[Start of DATA LINES]

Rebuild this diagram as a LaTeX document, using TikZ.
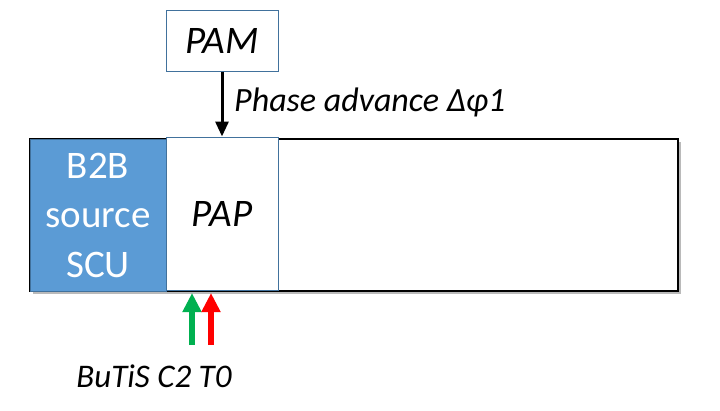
\documentclass[tikz,border=0pt]{standalone}
\usepackage{fontspec}
\setmainfont{Carlito}
\usetikzlibrary{arrows.meta,shadows}
\definecolor{boxblue}{HTML}{5B9BD5}
\definecolor{edgeblue}{HTML}{41719C}
\definecolor{arrgreen}{HTML}{00B050}
\definecolor{arrred}{HTML}{FF0000}
\begin{document}
\begin{tikzpicture}[x=1pt,y=-1pt,
  bigbox/.style={draw=black,line width=1.6pt,fill=white,minimum width=648pt,minimum height=152pt,inner sep=0pt,
     drop shadow={shadow xshift=2.5pt,shadow yshift=-2.5pt,opacity=0.45,fill=black!60}},
  srcbox/.style={draw=edgeblue,line width=0.8pt,fill=boxblue,minimum width=136pt,minimum height=152pt,inner sep=0pt,
     text=white,align=center,font=\fontsize{39}{49.5}\selectfont},
  whitebox/.style={draw=edgeblue,line width=1pt,fill=white,inner sep=0pt,font=\fontsize{39}{47}\selectfont\itshape},
  lbl/.style={font=\fontsize{34}{40}\selectfont\itshape,inner sep=0pt},
  blackarrow/.style={line width=3pt,-{Triangle[width=13pt,length=15pt]}},
  trigarrow/.style={line width=6pt,-{Triangle[width=18pt,length=19pt]}}
]
\useasboundingbox (0,0) rectangle (720,410);
\node[bigbox] (big) at (354,215) {};
\node[srcbox] (src) at (98,215) {B2B\\source\\SCU};
\node[whitebox,minimum width=112pt,minimum height=153pt] (pap) at (222,213.5) {PAP};
\node[whitebox,minimum width=112pt,minimum height=61pt] (pam) at (222,40.5) {PAM};
\draw[blackarrow] (pam.south) -- (pap.north);
\node[lbl,anchor=base west] (phase) at (234,111) {Phase advance Δφ1};
\coordinate (gbot) at (192,345);
\coordinate (gtop) at (192,293);
\coordinate (rbot) at (211,345);
\coordinate (rtop) at (211,293);
\draw[trigarrow,arrgreen] (gbot) -- (gtop);
\draw[trigarrow,arrred] (rbot) -- (rtop);
\node[lbl,font=\fontsize{33}{40}\selectfont\itshape,anchor=base] (butis) at (154,387) {BuTiS C2 T0};
\end{tikzpicture}
\end{document}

[End of DATA LINES]

◆ WORK TO DO:
Transcribe the whole listing exactly. Pictures are excluded.

◆ REPLY:
Rebuild this diagram as a LaTeX document, using TikZ.
\documentclass[tikz,border=0pt]{standalone}
\usepackage{fontspec}
\setmainfont{Carlito}
\usetikzlibrary{arrows.meta,shadows}
\definecolor{boxblue}{HTML}{5B9BD5}
\definecolor{edgeblue}{HTML}{41719C}
\definecolor{arrgreen}{HTML}{00B050}
\definecolor{arrred}{HTML}{FF0000}
\begin{document}
\begin{tikzpicture}[x=1pt,y=-1pt,
  bigbox/.style={draw=black,line width=1.6pt,fill=white,minimum width=648pt,minimum height=152pt,inner sep=0pt,
     drop shadow={shadow xshift=2.5pt,shadow yshift=-2.5pt,opacity=0.45,fill=black!60}},
  srcbox/.style={draw=edgeblue,line width=0.8pt,fill=boxblue,minimum width=136pt,minimum height=152pt,inner sep=0pt,
     text=white,align=center,font=\fontsize{39}{49.5}\selectfont},
  whitebox/.style={draw=edgeblue,line width=1pt,fill=white,inner sep=0pt,font=\fontsize{39}{47}\selectfont\itshape},
  lbl/.style={font=\fontsize{34}{40}\selectfont\itshape,inner sep=0pt},
  blackarrow/.style={line width=3pt,-{Triangle[width=13pt,length=15pt]}},
  trigarrow/.style={line width=6pt,-{Triangle[width=18pt,length=19pt]}}
]
\useasboundingbox (0,0) rectangle (720,410);
\node[bigbox] (big) at (354,215) {};
\node[srcbox] (src) at (98,215) {B2B\\source\\SCU};
\node[whitebox,minimum width=112pt,minimum height=153pt] (pap) at (222,213.5) {PAP};
\node[whitebox,minimum width=112pt,minimum height=61pt] (pam) at (222,40.5) {PAM};
\draw[blackarrow] (pam.south) -- (pap.north);
\node[lbl,anchor=base west] (phase) at (234,111) {Phase advance Δφ1};
\coordinate (gbot) at (192,345);
\coordinate (gtop) at (192,293);
\coordinate (rbot) at (211,345);
\coordinate (rtop) at (211,293);
\draw[trigarrow,arrgreen] (gbot) -- (gtop);
\draw[trigarrow,arrred] (rbot) -- (rtop);
\node[lbl,font=\fontsize{33}{40}\selectfont\itshape,anchor=base] (butis) at (154,387) {BuTiS C2 T0};
\end{tikzpicture}
\end{document}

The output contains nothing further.